Can you guess the speaker, or the context of that remark? Here are some hints: It involves shredded documents, a whistle-blower, and (potential) federal intervention. But before you reach for the obvious, know that it also involves radar guns, cameras, and masked men.
The speaker was Phil Janssen, who until last January oversaw the umpires of Major League Baseball (MLB), and who has spent a decade looking at ways to improve officiating. His comments to the National Labor Relations Board were merely the latest chapter in the sorry saga of Questec, an umpire-evaluation system that has become a hotly contested issue within MLB — one rife with lessons about the many ways that things can go wrong when technology, management, and those “physical numbers on a piece of paper” intersect.
Questec is billed (by the eponymous company that provides it) as an “umpire information system” comprising “measurement, replay, and analysis products.” That is, cameras, computers, and software are used in combination to assess how accurately umpires call balls and strikes. When MLB first began using the system, it was positioned as a teaching tool, a way to help umps understand which kinds of pitches tend to get called incorrectly. But Questec is capable of spitting out reports and rankings, and that proved hard to ignore, especially for a numbers-loving game like baseball. Soon a dispute broke out over whether the plumb home-plate umpiring assignment for the All-Star game should go to the umpire with the highest Questec rating. That led to allegations of document-shredding, hush money, and sundry other dealings that have provided fodder for sports columnists while reinforcing the sense that the true national pastime is litigation.
There isn’t a CFO in the land who’s oblivious to potential disruptions that can occur when technology, numerical analysis, performance measurement, and change management come into play simultaneously. The old saw “You can’t manage what you can’t measure” often gets turned on its head whenever technology provides data that didn’t exist before.

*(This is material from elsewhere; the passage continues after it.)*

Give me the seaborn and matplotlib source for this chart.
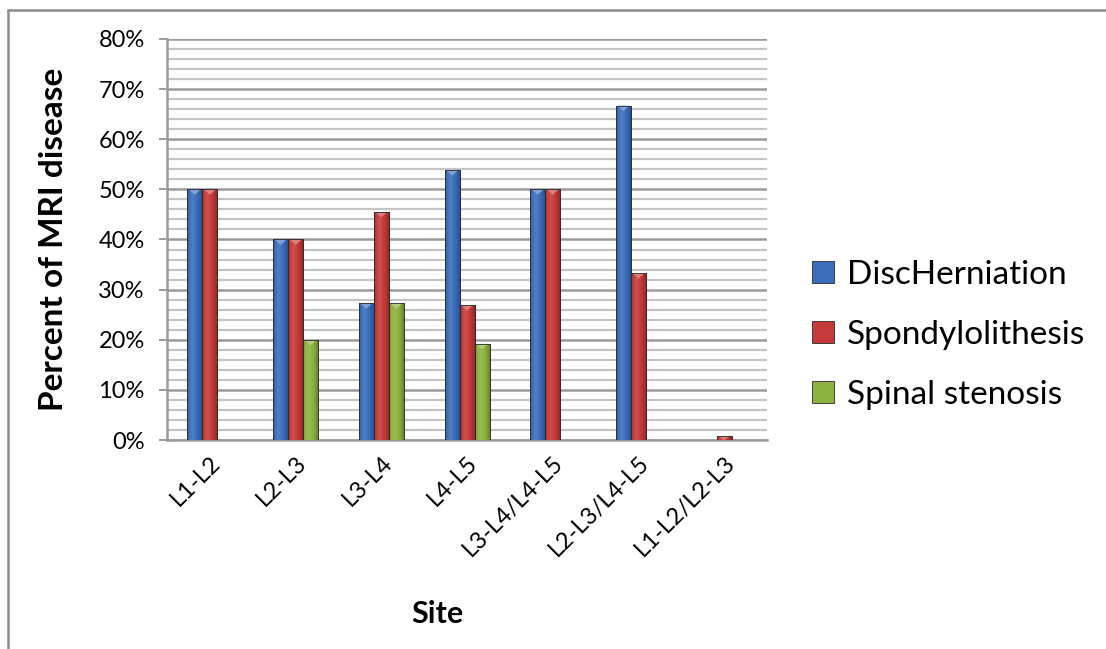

When you have the capability to know what Websites your employees visit each day, or which employee processes the most invoices, or which business unit has shown the best year-on-year improvement, your job has just begun. The combination of the new and the incontrovertible holds an allure as potent as that of the corked bat, but hard numbers do not guarantee easy decisions.
That MLB leaders can now, thanks to technology, prove that an umpire calls X percent of the pitches he sees incorrectly doesn’t solve anything. In fact, it creates a situation in which MLB may make a colossal error thanks to an error-free system. No doubt the Questec brouhaha will make for an excellent business-school case study once the dust is swept off home plate. In the meantime, it provides a cautionary tale for any organization that confuses data with intelligence.